Unas palabras suyas iluminan con fuerza esta idea: «Debemos considerar que ya en el momento de Pentecostés el Espíritu Santo desciende sobre personas de distinta lengua y cultura: lo cual significa que la Iglesia abraza desde sus comienzos a gente de diversa proveniencia y, sin embargo, precisamente a partir de esas diferencias, el Espíritu crea un único cuerpo. Pentecostés como inicio de la Iglesia marca la ampliación de la Alianza de Dios a todas las criaturas, a todos los pueblos y a todos los tiempos, para que toda la creación camine hacia su verdadero objetivo: ser lugar de unidad y de amor».

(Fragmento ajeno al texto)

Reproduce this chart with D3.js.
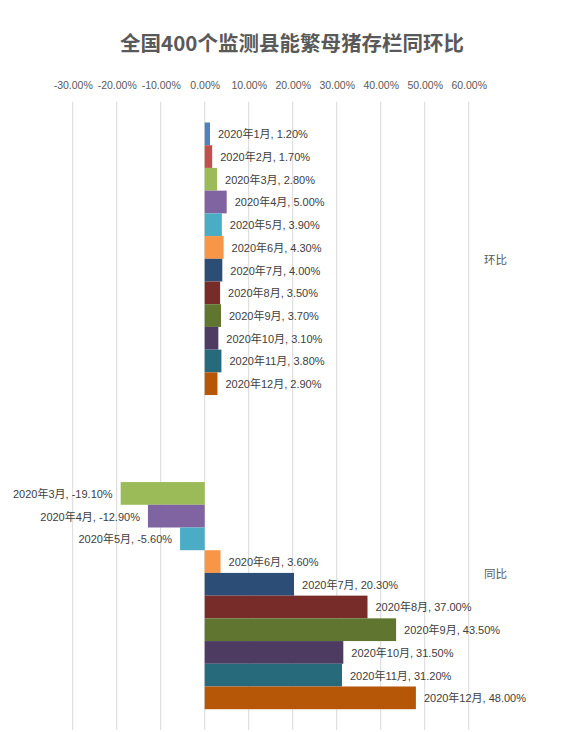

En definitiva, el compromiso ecuménico de Benedicto XVI no fue una concesión, sino una expresión de su comprensión profunda de la fe como búsqueda conjunta de la verdad en el amor. El de Ratzinger fue un ecumenismo fiel al Evangelio, intelectualmente riguroso y espiritualmente valiente, que todavía contradice con su vigencia muchos de los tópicos que lo presentan como un pontífice inmovilista. Su verdadera revolución fue teológica: renovar sin romper, dialogar sin confundir, unir sin uniformar.